Congregations across country support historic effort to reduce carbon pollution
SAN FRANCISCO – Following today’s release of the Obama administration’s final Clean Power Plan rule, which establishes the first-ever federal limits on carbon pollution from power plants, faith leaders across religions voiced strong support for the EPA’s plan to combat climate change.
“I applaud the EPA for moving forward with these landmark rules,” said the Rev. Canon Sally G. Bingham, president and founder of Interfaith Power & Light (IPL). “It’s an important step in addressing climate change, which is not just a matter of science or policy, but one of faith. Congregations across the country are responding to the moral obligation to care for creation, so I suspect faith communities will be a primary voice calling on their leaders in Congress to support this rule.”
In addition to placing limits on how much carbon can be emitted by power plants, the EPA’s Clean Power Plan encourages investments in clean energy and energy efficiency. The rule was initially proposed in June 2014 and is the crown jewel of President Barack Obama’s blueprint for addressing climate change.
The Clean Power Plan complements the work of faith communities around the country who are already cutting emissions through initiatives like IPL’s Paris Pledge and Cool Congregations program. With energy efficiency programs and a focus on switching to renewable power generation, IPL has helped green over 4,000 congregations in the past decade.
“We’ve seen congregations pick up this issue and run with it, with enormous success. Not only are they reducing their emissions, they’re able to save a lot of money through energy efficiency and build community in the process. If these congregations can do it on shoestring budgets, imagine what states and utilities can accomplish,” said the Rev. Bingham.
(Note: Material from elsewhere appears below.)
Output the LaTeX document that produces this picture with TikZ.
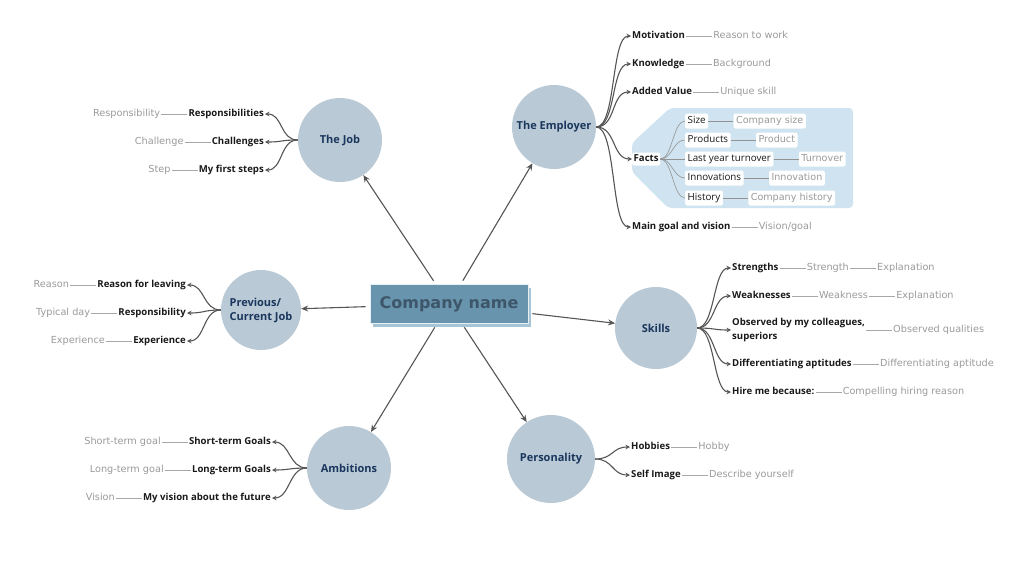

“The monumental importance of this rule cannot be overstated,” said the Rev. Richard Cizik, coordinator of Virginia IPL. “While naysayers waste time debating established climate science, people here in Virginia, around the country and across the world suffer countless impacts. We are intent on ensuring this rule is implemented expeditiously to protect vulnerable communities.”
“Pope Francis has stated that the gravity of the ecological crisis requires we all protect the common good, and reducing carbon pollution from power plants will safeguard common goods like air, water, land and community health for generations to come,” said Sr. Joan Brown, OSF, executive director of New Mexico Interfaith Power & Light. “Faith communities have been gathering comments and testifying in favor of this plan for years, because it’s a matter of climate justice and a historic step towards protecting all of God’s creation.”
IPL has worked alongside more than 18,000 congregations to help them cut emissions, save energy, and live more sustainably. “We’ll continue working across the country with our 40 state affiliates to garner support for this historic effort to clean up the nation’s dirtiest power plants,” added Rev. Bingham.